Over the last four years of medical school, I have realized that my knowledge comes from a mosaic of sources. These included, but were not limited to, a multitude of textbooks, lecturers from many domains of scientific research, clinicians and residents from all fields of medicine, multidisciplinary members of treatment teams such as nurses and therapists, and most importantly, my fellow peers.
Many sources describe peer education as, “People of a similar level of education, who are not professional teachers, helping each other and learning themselves by teaching”1. This practice has been used in medicine for centuries, as part of becoming a physician involves learning how to be an educator.
There has been a growing interest to formally study the use of peer assisted learning and as a result, many studies have been published in support of the practice that suggests students learn from teaching others and benefit from a less formal relationship when learning. In their systematic literature review, Yu et al noted that peer education brings an important “cognitive congruence” into the mix when learning from peers2. This means that peers best understand the knowledge base of those they are teaching and therefore can use language that they will understand to educate them at an appropriate level2. Given these conclusions, here are some tips for success in becoming an effective peer educator whenever the opportunity arises.
1) Assess their Knowledge
Before explaining any concept to a peer or younger medical student, it is important to assess where they stand on the given topic. For example, if a new medical student is just starting his or her first year, it is best to relate your message to things he or she has already experienced such as anatomy or basic sciences. Knowing how far along in the education process a learner is will guide your explanations so you do not talk above them, such as including complicated treatment algorithms as part of an explanation to a first year medical student. It is also important to recognize how the student learns best: whether he or she can follow a physiological or pathophysiological process in a step-wise manner, or if he or she is better at grouping together associated facts.
2) Always Reinforce the Basics
Along with assessing a learner’s knowledge, it is important to bring back the basic points of any topic. Often during medical education, learners are afraid to ask about something they do not understand because they are afraid of being ridiculed or feeling incompetent. An easy way to prevent this is to relate anything you are talking about back to basic concepts such as the relevant anatomy or basic system physiology. When in doubt, never assume a concept is so basic everyone understands it. You can also ask the learner why something is the way it is, thereby having the learner summarize the basic concepts of the topic to solidify their understanding.
3) Recommend Resources
Part of learning is teaching others where to look up supplemental information about a topic. This includes resources you may have used to study the topic or good textbooks that speak to the subject well. However, it is important to remember that resources should still be supplemental.
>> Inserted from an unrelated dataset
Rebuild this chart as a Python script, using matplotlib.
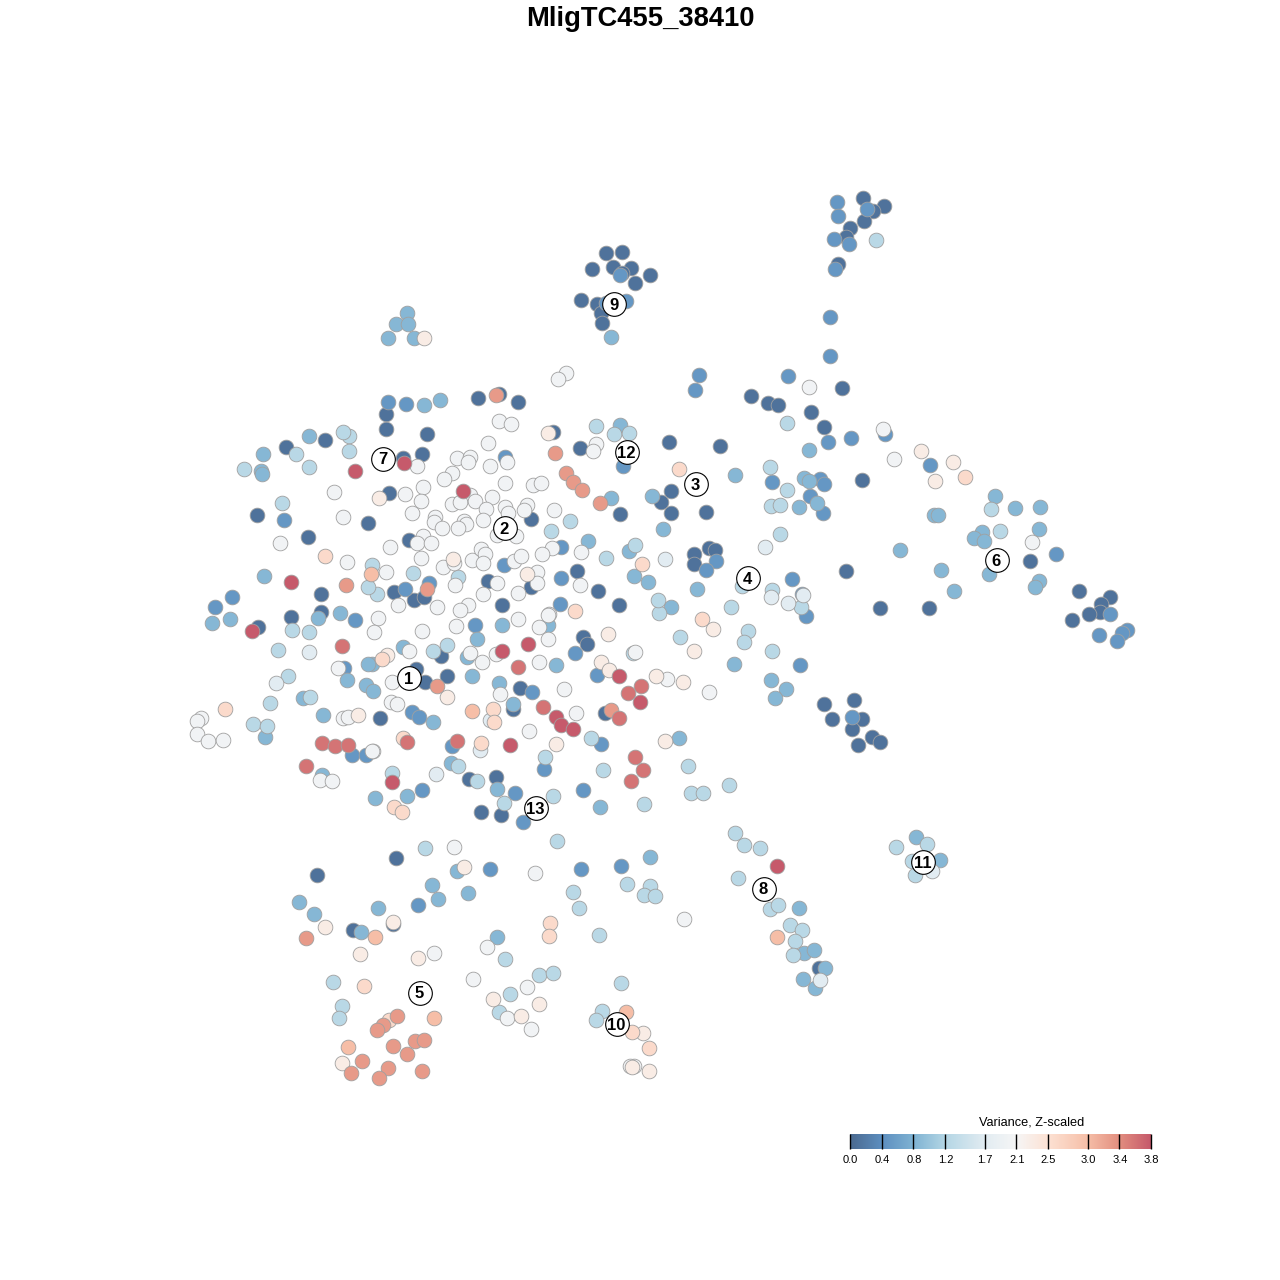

If learners do not understand a topic well, or want to learn more about it they can refer to these resources, but you should be giving them enough information to where they understand the underlying concepts. Many times it is not beneficial to someone’s learning to just tell him or her to go read without also teaching the relevant information about the subject. When in doubt, think about what helped you learn the material in order to better help students help themselves.
4) Make it Relevant
This becomes an increasingly important tip, particularly for students in the upper years of medical school and residency. Everyone has, at some point, asked a question and has been given an answer that is long-winded and not useful for medical practice or for the patient. As an educator, it is important to register the question before spouting off all the information you possess about the topic. Overall, this tip is to remind you that education should be goal directed. In medicine it is best to direct education towards understanding how this information is useful in clinical practice to assist in the diagnosis and treatment plan of a patient. Remember that knowing the “why” and “how” of medical topics often leads to the other relevant information. By using anatomy, physiology, and the basic sciences to explain what causes something to happen, you can elucidate how a patient will present and what therapeutic approaches will be appropriate.
5) Patience, Patience, Patience
When teaching any subject it is easy to become impatient when learners are not grasping a concept. It is important to remember that at some point you were at a lower level of understanding and that over four years of medical school you learn an overwhelming amount of information. Getting impatient often leads to ridiculing and belittling lower level learners who in the future then become less likely to ask important questions. Instead, reassess their knowledge base and try explaining things in a different manner or taking some extra time to dwell further into a topic. Have the learner recap what he knows about the topic, and build on the concepts with which he is familiar in order to broaden his knowledge base. You can do this with a stepwise approach by asking leading questions that build off of each other and guiding the learner towards an answer.
It can be a very rewarding experience to teach your classmates and younger peers, both because you are helping someone else and also because you’ll learn more in the process. Practicing the above skills will also help you when it comes to teaching your future patients. Good luck as you implement the above tips!
1: Ramsden, Sophie, Abiola Abidogun, Emma Stringer, Sara Mahgoub, Artemis Kastrissianakis, and Paul Baker. “A Peer-led Teaching Initiative for Foundation Doctors.” The Clinical Teacher 12 (2015): 236-40.
2: Yu, Tzu-Chieh, Nichola C. Wilson, Primal P. Singh, Daniel P. Lemanu, Susan J. Hawken, and Andrew G. Hill. “Medical Students-as-teachers: A Systematic Review of Peer-assisted Teaching during Medical School.” Advances in Medical Education and Practice 2 (2011): 157-72.